Tell how many lines in the data below hold the string "this"; give nothing but the number.

--- start Raw records ---

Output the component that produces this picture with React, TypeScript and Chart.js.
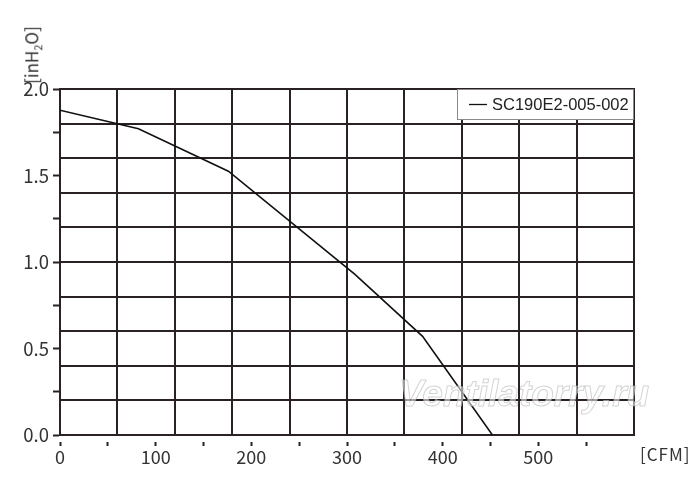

--- end Raw records ---
--- start Raw records ---

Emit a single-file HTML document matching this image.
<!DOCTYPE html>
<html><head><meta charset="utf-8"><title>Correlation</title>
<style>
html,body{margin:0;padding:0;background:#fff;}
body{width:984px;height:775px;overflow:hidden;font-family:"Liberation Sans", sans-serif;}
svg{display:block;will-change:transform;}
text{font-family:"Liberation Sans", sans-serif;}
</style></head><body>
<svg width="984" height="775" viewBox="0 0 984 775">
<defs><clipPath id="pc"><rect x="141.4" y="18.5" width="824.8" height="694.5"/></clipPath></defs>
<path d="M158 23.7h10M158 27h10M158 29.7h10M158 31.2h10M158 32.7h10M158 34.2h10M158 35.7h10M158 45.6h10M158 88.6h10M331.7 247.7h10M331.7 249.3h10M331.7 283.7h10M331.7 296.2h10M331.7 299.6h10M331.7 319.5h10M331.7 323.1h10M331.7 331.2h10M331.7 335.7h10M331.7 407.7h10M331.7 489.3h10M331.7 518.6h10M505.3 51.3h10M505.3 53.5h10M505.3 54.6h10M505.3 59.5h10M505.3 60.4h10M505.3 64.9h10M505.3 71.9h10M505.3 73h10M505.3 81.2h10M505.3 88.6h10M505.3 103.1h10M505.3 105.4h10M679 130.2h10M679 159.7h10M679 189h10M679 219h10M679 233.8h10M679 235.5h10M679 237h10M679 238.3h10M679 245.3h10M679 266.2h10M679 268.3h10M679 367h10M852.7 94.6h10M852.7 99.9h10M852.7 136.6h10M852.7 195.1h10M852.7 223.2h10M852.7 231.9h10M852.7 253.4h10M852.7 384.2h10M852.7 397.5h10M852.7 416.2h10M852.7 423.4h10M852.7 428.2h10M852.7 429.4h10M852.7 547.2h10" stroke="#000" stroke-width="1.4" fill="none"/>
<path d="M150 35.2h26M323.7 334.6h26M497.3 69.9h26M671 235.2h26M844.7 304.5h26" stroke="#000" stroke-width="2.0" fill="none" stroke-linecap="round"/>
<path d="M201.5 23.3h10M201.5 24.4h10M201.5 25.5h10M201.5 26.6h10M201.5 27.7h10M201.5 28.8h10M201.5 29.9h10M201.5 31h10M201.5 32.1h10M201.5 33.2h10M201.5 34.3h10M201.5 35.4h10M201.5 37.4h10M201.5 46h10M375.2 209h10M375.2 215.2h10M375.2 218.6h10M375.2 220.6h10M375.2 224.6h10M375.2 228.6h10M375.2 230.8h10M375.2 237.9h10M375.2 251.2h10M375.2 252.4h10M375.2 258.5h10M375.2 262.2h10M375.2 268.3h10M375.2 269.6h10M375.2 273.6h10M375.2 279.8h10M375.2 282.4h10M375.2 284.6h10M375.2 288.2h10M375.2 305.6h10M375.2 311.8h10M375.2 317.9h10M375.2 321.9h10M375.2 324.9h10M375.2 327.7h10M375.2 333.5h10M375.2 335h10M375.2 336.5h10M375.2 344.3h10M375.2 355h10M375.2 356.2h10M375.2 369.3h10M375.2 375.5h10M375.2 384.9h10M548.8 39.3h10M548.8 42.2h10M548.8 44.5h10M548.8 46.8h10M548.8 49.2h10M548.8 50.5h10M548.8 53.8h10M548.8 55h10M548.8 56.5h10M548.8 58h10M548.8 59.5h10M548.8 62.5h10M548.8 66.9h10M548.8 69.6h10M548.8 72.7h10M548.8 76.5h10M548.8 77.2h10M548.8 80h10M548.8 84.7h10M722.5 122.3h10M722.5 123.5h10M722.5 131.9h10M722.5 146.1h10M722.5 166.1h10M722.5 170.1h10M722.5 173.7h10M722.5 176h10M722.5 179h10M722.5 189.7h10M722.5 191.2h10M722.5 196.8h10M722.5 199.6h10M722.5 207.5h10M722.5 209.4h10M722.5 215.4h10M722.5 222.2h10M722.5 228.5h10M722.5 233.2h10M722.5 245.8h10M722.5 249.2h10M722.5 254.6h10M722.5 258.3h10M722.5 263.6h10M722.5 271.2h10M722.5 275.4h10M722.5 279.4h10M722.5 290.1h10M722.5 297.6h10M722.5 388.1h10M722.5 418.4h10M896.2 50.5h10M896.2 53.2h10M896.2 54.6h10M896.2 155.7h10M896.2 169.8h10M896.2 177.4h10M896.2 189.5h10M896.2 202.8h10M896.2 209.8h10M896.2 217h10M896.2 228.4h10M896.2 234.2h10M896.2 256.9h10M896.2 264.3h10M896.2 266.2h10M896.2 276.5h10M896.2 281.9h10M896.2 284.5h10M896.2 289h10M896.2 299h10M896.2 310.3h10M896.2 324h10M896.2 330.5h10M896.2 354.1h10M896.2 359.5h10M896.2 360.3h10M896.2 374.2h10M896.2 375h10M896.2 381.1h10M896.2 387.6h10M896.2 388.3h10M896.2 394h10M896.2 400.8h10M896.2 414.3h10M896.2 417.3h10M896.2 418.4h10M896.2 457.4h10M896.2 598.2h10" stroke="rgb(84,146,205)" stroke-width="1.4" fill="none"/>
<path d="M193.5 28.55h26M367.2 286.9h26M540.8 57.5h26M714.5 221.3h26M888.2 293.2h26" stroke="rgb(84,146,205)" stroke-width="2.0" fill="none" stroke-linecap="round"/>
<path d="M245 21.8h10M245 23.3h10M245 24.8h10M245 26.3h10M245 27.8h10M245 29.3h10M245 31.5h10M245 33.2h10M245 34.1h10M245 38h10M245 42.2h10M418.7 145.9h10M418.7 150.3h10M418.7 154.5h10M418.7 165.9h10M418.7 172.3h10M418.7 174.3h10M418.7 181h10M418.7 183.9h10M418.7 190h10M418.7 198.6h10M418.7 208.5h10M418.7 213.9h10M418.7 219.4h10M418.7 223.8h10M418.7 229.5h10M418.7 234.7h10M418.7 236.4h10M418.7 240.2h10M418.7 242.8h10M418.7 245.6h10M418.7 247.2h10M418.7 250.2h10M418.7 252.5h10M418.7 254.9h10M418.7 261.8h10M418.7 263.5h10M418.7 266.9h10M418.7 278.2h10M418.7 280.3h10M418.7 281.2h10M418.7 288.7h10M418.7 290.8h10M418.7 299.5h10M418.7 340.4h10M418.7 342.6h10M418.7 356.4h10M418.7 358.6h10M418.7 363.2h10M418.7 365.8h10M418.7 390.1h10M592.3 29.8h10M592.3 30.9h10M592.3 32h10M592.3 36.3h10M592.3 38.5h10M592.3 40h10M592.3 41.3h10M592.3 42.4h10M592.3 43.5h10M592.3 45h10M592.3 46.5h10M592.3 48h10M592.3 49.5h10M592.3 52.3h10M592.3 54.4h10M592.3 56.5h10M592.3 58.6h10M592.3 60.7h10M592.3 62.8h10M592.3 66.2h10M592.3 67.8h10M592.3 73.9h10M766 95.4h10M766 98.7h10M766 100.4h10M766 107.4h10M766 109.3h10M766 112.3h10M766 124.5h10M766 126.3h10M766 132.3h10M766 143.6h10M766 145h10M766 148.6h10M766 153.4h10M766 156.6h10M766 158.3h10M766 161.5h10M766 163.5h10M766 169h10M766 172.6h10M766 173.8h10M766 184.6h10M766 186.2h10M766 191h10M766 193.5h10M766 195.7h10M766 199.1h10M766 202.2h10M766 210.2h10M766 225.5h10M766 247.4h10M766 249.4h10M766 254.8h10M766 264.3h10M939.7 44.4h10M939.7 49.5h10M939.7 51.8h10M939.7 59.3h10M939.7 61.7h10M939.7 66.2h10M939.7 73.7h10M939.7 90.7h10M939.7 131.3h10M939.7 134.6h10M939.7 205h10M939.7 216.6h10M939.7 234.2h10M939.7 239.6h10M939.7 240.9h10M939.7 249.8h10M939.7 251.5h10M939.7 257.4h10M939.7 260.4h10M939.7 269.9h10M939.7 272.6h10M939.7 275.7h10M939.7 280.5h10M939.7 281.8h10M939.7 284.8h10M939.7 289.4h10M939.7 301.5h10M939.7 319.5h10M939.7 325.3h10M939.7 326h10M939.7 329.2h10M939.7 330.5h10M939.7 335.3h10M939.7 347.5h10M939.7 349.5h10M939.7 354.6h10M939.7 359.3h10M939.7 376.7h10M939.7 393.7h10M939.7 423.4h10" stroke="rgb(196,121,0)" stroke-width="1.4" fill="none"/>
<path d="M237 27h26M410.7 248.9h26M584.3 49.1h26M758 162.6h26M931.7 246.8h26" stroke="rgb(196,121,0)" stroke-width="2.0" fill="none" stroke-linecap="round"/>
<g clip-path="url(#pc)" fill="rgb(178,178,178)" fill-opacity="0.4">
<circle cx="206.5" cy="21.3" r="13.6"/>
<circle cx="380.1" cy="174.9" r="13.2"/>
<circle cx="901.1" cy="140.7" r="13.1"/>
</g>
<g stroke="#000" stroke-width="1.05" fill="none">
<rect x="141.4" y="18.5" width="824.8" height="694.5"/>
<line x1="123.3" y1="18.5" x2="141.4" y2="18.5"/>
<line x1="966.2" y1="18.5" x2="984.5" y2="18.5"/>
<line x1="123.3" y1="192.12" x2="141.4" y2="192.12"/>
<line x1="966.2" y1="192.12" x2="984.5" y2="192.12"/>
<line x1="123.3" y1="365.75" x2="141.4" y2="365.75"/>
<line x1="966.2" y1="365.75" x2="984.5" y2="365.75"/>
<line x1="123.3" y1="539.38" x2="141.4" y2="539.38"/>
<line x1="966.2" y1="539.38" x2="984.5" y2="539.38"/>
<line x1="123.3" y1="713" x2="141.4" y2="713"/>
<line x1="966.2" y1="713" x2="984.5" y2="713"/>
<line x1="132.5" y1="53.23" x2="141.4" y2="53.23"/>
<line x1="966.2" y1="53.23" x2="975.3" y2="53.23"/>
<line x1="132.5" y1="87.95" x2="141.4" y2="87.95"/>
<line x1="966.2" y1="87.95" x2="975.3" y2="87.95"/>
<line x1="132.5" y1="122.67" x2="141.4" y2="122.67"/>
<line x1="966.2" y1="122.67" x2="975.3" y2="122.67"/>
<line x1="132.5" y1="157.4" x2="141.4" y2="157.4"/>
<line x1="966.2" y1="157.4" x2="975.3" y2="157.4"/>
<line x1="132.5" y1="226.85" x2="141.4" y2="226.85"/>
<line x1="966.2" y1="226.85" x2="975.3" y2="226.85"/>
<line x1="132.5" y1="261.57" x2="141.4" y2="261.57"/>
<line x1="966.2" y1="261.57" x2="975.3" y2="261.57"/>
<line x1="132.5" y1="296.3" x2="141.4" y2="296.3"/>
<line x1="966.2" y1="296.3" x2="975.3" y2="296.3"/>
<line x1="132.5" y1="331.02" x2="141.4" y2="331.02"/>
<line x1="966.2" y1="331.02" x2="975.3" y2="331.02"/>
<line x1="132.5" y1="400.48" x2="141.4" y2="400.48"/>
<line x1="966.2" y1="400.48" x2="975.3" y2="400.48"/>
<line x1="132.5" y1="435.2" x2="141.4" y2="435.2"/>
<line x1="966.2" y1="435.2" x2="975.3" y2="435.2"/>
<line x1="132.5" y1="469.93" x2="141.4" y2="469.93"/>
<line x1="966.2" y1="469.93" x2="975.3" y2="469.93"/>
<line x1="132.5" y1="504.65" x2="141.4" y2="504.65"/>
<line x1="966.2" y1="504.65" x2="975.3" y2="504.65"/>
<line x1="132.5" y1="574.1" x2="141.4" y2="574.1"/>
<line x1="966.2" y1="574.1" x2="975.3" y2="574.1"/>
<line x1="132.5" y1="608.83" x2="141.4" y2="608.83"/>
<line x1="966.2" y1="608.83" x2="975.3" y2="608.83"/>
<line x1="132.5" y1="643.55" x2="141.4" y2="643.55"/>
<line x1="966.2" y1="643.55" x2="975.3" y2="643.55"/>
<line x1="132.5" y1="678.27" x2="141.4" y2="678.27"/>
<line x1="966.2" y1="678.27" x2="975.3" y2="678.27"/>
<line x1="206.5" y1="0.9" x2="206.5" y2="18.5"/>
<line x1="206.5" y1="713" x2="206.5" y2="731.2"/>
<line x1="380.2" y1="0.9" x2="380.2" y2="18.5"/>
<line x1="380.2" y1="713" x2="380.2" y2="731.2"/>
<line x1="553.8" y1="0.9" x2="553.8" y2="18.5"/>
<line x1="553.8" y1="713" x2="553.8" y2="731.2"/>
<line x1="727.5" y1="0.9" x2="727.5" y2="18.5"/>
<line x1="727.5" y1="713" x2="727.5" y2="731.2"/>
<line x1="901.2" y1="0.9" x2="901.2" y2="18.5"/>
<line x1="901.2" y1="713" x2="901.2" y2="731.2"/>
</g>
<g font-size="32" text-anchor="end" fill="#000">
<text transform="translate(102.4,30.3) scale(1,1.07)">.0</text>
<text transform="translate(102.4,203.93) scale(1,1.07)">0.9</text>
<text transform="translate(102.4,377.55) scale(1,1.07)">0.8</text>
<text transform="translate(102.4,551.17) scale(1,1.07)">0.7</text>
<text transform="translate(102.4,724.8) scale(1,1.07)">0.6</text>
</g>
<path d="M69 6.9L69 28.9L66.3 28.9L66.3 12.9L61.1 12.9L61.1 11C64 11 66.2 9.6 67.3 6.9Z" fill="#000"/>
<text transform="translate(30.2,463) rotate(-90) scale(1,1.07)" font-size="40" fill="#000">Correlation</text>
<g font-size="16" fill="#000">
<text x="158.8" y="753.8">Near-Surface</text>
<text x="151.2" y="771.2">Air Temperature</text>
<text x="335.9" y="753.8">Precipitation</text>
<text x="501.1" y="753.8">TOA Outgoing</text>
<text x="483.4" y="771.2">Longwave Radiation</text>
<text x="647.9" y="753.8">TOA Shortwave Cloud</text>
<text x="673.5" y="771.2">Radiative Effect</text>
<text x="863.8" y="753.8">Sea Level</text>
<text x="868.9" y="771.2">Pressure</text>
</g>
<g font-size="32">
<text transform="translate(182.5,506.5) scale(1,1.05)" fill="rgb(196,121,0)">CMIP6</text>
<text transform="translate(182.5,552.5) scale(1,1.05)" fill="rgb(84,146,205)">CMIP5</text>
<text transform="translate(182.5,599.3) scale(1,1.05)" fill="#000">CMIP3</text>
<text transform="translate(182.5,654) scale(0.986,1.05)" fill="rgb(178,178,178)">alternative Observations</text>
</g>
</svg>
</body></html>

--- end Raw records ---

■ Answer for the task
2